As a sport, soccer is more widespread than any game on the planet. There are so many national teams, and along with these teams come world-class players. These national sides participate in a variety of competitions such as the European Championship (Euro Cup), the Copa Sudamerica (South American Championship), and of course, the World Cup, which spans the entire globe.
How does one compare a player's contribution to a given competition? And then face the difficult task of judging a player's impact in terms of club play; is a top-scoring title in one league worth more than another?
With all of these different aspects to consider, selecting the 20 greatest soccer players of all time is a daunting task. English fans will be partial to players such as Bobby Charlton, Stanley Matthews, George Best, or even David Beckham. An Italian fan might include Giacinto Facchetti, Dino Zoff, and Paolo Rossi. Turn to South America and you would see names like Garrincha, Vava, and of course Pele and Maradona.
There's no doubt that all of the players mentioned are great in their own respect, but to be one of the greatest of all time, a player must have added something more to the game itself. It is not simply a matter of goals and saves.
Based on the following criteria, here are the top 20 greatest soccer players of all time:
Gabriel (Omar) Batistuta
Years Played: 1988 - Present
Why he's one of the greatest: Chose to stay with Italian club Fiorentina despite relegation to the Serie B in the 1992/1993 season, to lead them back to the Serie A the following season.
Gabriel Batistuta made his name with Argentine club Boca Juniors after a short stint at rivals River Plate. He gained prominence on the world stage in 1991, scoring six goals as Argentina took the South American Championship.
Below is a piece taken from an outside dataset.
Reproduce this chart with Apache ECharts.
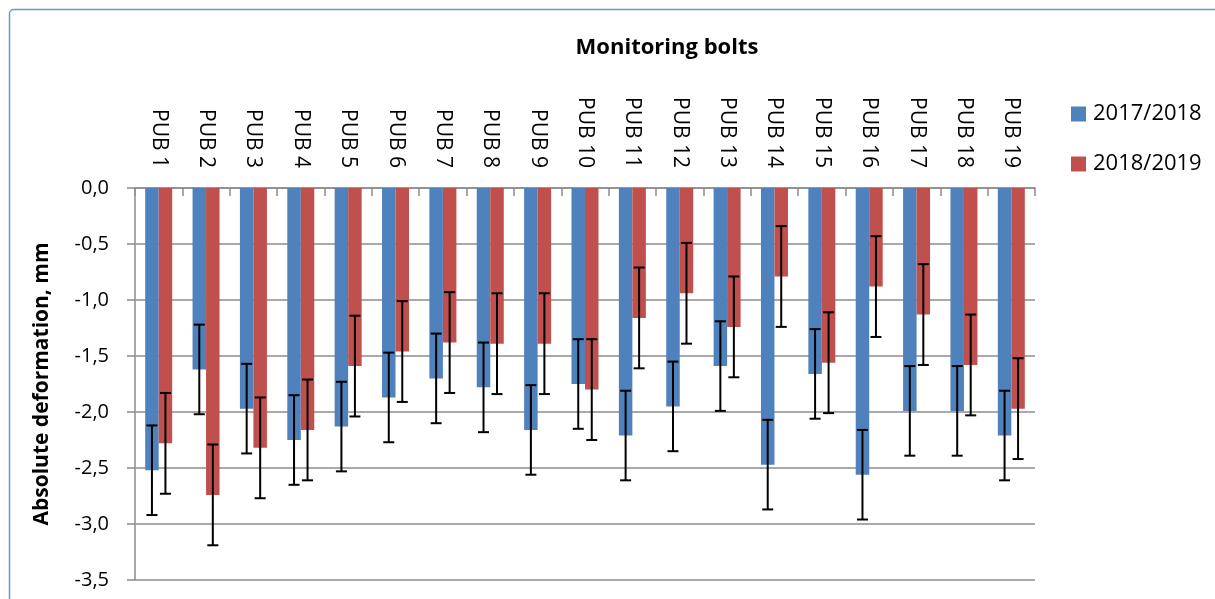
<!DOCTYPE html>
<html>
<head>
<meta charset="utf-8">
<script src="https://cdn.jsdelivr.net/npm/echarts@6/dist/echarts.min.js"></script>
<style>
html,body{margin:0;padding:0;background:#fff;}
#chart{width:1215px;height:599px;}
</style>
</head>
<body>
<div id="chart"></div>
<script>
var categories = ['PUB 1','PUB 2','PUB 3','PUB 4','PUB 5','PUB 6','PUB 7','PUB 8','PUB 9','PUB 10','PUB 11','PUB 12','PUB 13','PUB 14','PUB 15','PUB 16','PUB 17','PUB 18','PUB 19'];
var seriesNames = ['2017/2018', '2018/2019'];
var values2017 = [-2.52, -1.62, -1.97, -2.25, -2.13, -1.87, -1.70, -1.78, -2.16, -1.75, -2.21, -1.95, -1.59, -2.47, -1.66, -2.56, -1.99, -1.99, -2.21];
var values2018 = [-2.28, -2.74, -2.32, -2.16, -1.59, -1.46, -1.38, -1.39, -1.39, -1.80, -1.16, -0.94, -1.24, -0.79, -1.56, -0.88, -1.13, -1.58, -1.97];
var err2017 = [0.40, 0.40, 0.40, 0.40, 0.40, 0.40, 0.40, 0.40, 0.40, 0.40, 0.40, 0.40, 0.40, 0.40, 0.40, 0.40, 0.40, 0.40, 0.40];
var err2018 = [0.45, 0.45, 0.45, 0.45, 0.45, 0.45, 0.45, 0.45, 0.45, 0.45, 0.45, 0.45, 0.45, 0.45, 0.45, 0.45, 0.45, 0.45, 0.45];
var yTicks = {min: -3.5, max: 0, interval: 0.5};

var FONT = '"Open Sans", sans-serif';
var catGap = 0.43;

function errData(vals, errs) {
  return vals.map(function (v, i) { return [i, v - errs[i], v + errs[i]]; });
}
function errRender(side) {
  return function (params, api) {
    var band = api.size([1, 0])[0];
    var bw = band * (1 - catGap) / 2;
    var cx = api.coord([api.value(0), 0])[0] + side * bw / 2;
    var lo = api.coord([api.value(0), api.value(1)])[1];
    var hi = api.coord([api.value(0), api.value(2)])[1];
    var cap = 5.5;
    var st = {stroke: '#000', lineWidth: 2};
    return {
      type: 'group',
      children: [
        {type: 'line', shape: {x1: cx, y1: lo, x2: cx, y2: hi}, style: st},
        {type: 'line', shape: {x1: cx - cap, y1: lo, x2: cx + cap, y2: lo}, style: st},
        {type: 'line', shape: {x1: cx - cap, y1: hi, x2: cx + cap, y2: hi}, style: st}
      ]
    };
  };
}

var chart = echarts.init(document.getElementById('chart'), null, {renderer: 'canvas'});
chart.setOption({
  animation: false,
  backgroundColor: '#fff',
  textStyle: {fontFamily: FONT},
  graphic: [{
    type: 'rect', left: 7, top: 7, silent: true, z: -1,
    shape: {width: 1230, height: 620, r: 4},
    style: {fill: 'none', stroke: '#6f98c9', lineWidth: 1.5}
  }],
  title: {
    text: 'Monitoring bolts',
    left: 662, top: 32, textAlign: 'center',
    textStyle: {fontFamily: FONT, fontSize: 22, fontWeight: 'bold', color: '#000'}
  },
  legend: {
    orient: 'vertical',
    left: 1066, top: 97,
    itemWidth: 15, itemHeight: 15, itemGap: 26,
    icon: 'rect',
    data: seriesNames,
    textStyle: {fontFamily: FONT, fontSize: 22, color: '#000', lineHeight: 24, padding: [0,0,0,2]}
  },
  grid: {left: 135, top: 188, right: 180, bottom: 19, containLabel: false},
  xAxis: {
    type: 'category',
    position: 'top',
    data: categories,
    axisLine: {show: true, onZero: false, lineStyle: {color: '#8c8c8c', width: 1.5}},
    axisTick: {show: true, inside: true, length: 8, lineStyle: {color: '#8c8c8c', width: 1.5}},
    axisLabel: {rotate: 90, margin: 20, interval: 0, fontFamily: FONT, fontSize: 21, color: '#000'},
    splitLine: {show: false}
  },
  yAxis: {
    type: 'value',
    min: yTicks.min, max: yTicks.max, interval: yTicks.interval,
    name: 'Absolute deformation, mm',
    nameLocation: 'middle',
    nameGap: 82,
    nameTextStyle: {fontFamily: FONT, fontSize: 21, fontWeight: 'bold', color: '#000'},
    axisLine: {show: true, lineStyle: {color: '#8c8c8c', width: 1.5}},
    axisTick: {show: true, length: 8, lineStyle: {color: '#8c8c8c', width: 1.5}},
    axisLabel: {
      margin: 26, fontFamily: FONT, fontSize: 20, color: '#000',
      formatter: function (v) { return v.toFixed(1).replace('.', ','); }
    },
    splitLine: {show: true, lineStyle: {color: '#8c8c8c', width: 1.5}}
  },
  series: [
    {name: seriesNames[0], type: 'bar', data: values2017, barGap: '0%', barCategoryGap: (catGap * 100) + '%',
     itemStyle: {color: '#4f81bd'}},
    {name: seriesNames[1], type: 'bar', data: values2018, barGap: '0%', barCategoryGap: (catGap * 100) + '%',
     itemStyle: {color: '#c0504d'}},
    {type: 'custom', renderItem: errRender(-1), data: errData(values2017, err2017),
     encode: {x: 0, y: [1, 2]}, z: 10, silent: true},
    {type: 'custom', renderItem: errRender(1), data: errData(values2018, err2018),
     encode: {x: 0, y: [1, 2]}, z: 10, silent: true}
  ]
});
</script>
</body>
</html>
His performance prompted a move to Italian side Fiorentina, where fans affectionately nicknamed him "Batigol" for his predator's touch. Choosing to remain with Fiorentina following relegation, Batistuta earned the Serie A scoring title the following season with 26 goals. After nine seasons with Fiorentina, he was sold to AS Roma, where his 20 goals would inspire the side to their third ever Italian league title.
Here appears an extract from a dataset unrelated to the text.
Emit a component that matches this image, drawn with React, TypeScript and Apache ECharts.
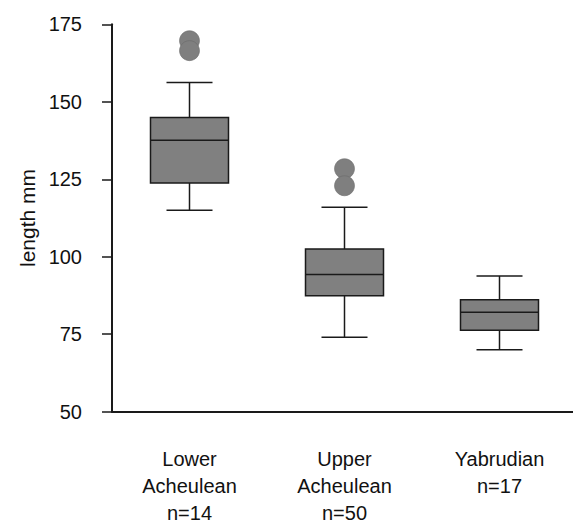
import React, { useEffect, useRef } from "react";
import * as echarts from "echarts";

const categories = ["Lower\nAcheulean\nn=14", "Upper\nAcheulean\nn=50", "Yabrudian\nn=17"];
const whiskerLow = [115, 74, 70];
const q1 = [123.8, 87.4, 76.3];
const median = [137.6, 94.3, 82.1];
const q3 = [144.9, 102.5, 86.1];
const whiskerHigh = [156.2, 116, 93.8];
const outlierGroup = [0, 0, 1, 1];
const outlierValue = [169.7, 166.5, 128.4, 122.9];
const yTicks = [50, 75, 100, 125, 150, 175];

const FONT = "'Liberation Sans', Arial, Helvetica, sans-serif";
const BOX_W = 78;
const CAP_W = 46;
const STROKE = "#1a1a1a";

export default function App() {
  const ref = useRef<HTMLDivElement>(null);
  useEffect(() => {
    if (!ref.current) return;
    const chart = echarts.init(ref.current, null, { renderer: "svg" });
    const boxData = categories.map((_, i) => [i, whiskerLow[i], q1[i], median[i], q3[i], whiskerHigh[i]]);
    const outliers = outlierGroup.map((g, i) => [g, outlierValue[i]]);
    chart.setOption({
      animation: false,
      backgroundColor: "#ffffff",
      grid: { left: 112, top: 24.3, width: 465, height: 387.4, outerBoundsMode: "none", containLabel: false },
      xAxis: {
        type: "category",
        data: categories,
        boundaryGap: true,
        axisLine: { lineStyle: { color: STROKE, width: 2 } },
        axisTick: { alignWithLabel: true, length: 10, lineStyle: { color: STROKE, width: 1.5 } },
        axisLabel: { margin: 34, color: "#111", fontFamily: FONT, fontSize: 20, lineHeight: 27, interval: 0 },
        splitLine: { show: false },
      },
      yAxis: {
        type: "value",
        min: yTicks[0],
        max: yTicks[yTicks.length - 1],
        interval: 25,
        name: "length mm",
        nameLocation: "middle",
        nameGap: 72,
        nameRotate: 90,
        nameTextStyle: { color: "#111", fontFamily: FONT, fontSize: 21 },
        axisLine: { show: true, lineStyle: { color: STROKE, width: 2 } },
        axisTick: { show: true, length: 10, lineStyle: { color: STROKE, width: 1.5 } },
        axisLabel: { margin: 30, color: "#111", fontFamily: FONT, fontSize: 20 },
        splitLine: { show: false },
      },
      series: [
        {
          type: "custom",
          data: boxData,
          encode: { x: 0, y: [1, 2, 3, 4, 5] },
          renderItem: (params: any, api: any) => {
            const idx = api.value(0);
            const pLow = api.coord([idx, api.value(1)]);
            const pQ1 = api.coord([idx, api.value(2)]);
            const pMed = api.coord([idx, api.value(3)]);
            const pQ3 = api.coord([idx, api.value(4)]);
            const pHigh = api.coord([idx, api.value(5)]);
            const cx = pMed[0];
            const lineStyle = { stroke: STROKE, lineWidth: 1.5, fill: null };
            return {
              type: "group",
              children: [
                { type: "line", shape: { x1: cx, y1: pHigh[1], x2: cx, y2: pQ3[1] }, style: lineStyle },
                { type: "line", shape: { x1: cx, y1: pQ1[1], x2: cx, y2: pLow[1] }, style: lineStyle },
                { type: "line", shape: { x1: cx - CAP_W / 2, y1: pHigh[1], x2: cx + CAP_W / 2, y2: pHigh[1] }, style: lineStyle },
                { type: "line", shape: { x1: cx - CAP_W / 2, y1: pLow[1], x2: cx + CAP_W / 2, y2: pLow[1] }, style: lineStyle },
                {
                  type: "rect",
                  shape: { x: cx - BOX_W / 2, y: pQ3[1], width: BOX_W, height: pQ1[1] - pQ3[1] },
                  style: { fill: "#808080", stroke: STROKE, lineWidth: 1.5 },
                },
                { type: "line", shape: { x1: cx - BOX_W / 2, y1: pMed[1], x2: cx + BOX_W / 2, y2: pMed[1] }, style: lineStyle },
              ],
            };
          },
          z: 2,
        },
        {
          type: "scatter",
          data: outliers,
          symbol: "circle",
          symbolSize: 20,
          itemStyle: { color: "#7f7f7f", borderColor: "#6a6a6a", borderWidth: 0.6, opacity: 1 },
          z: 3,
        },
      ],
    });
    return () => chart.dispose();
  }, []);
  return <div ref={ref} style={{ position: "fixed", left: 0, top: 0, width: 573, height: 523 }} />;
}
Batistuta remained a faithful member of Argentina's national side throughout the 1990s. His two goals against Mexico in the 1993 South American Championship final saw Argentina hoist their second consecutive trophy. Always the marksman, he led the team in goals at both the 1994 and 1998 World Cups. Unfortunately for the world-class striker, the imminent transfer to the "big club" never came.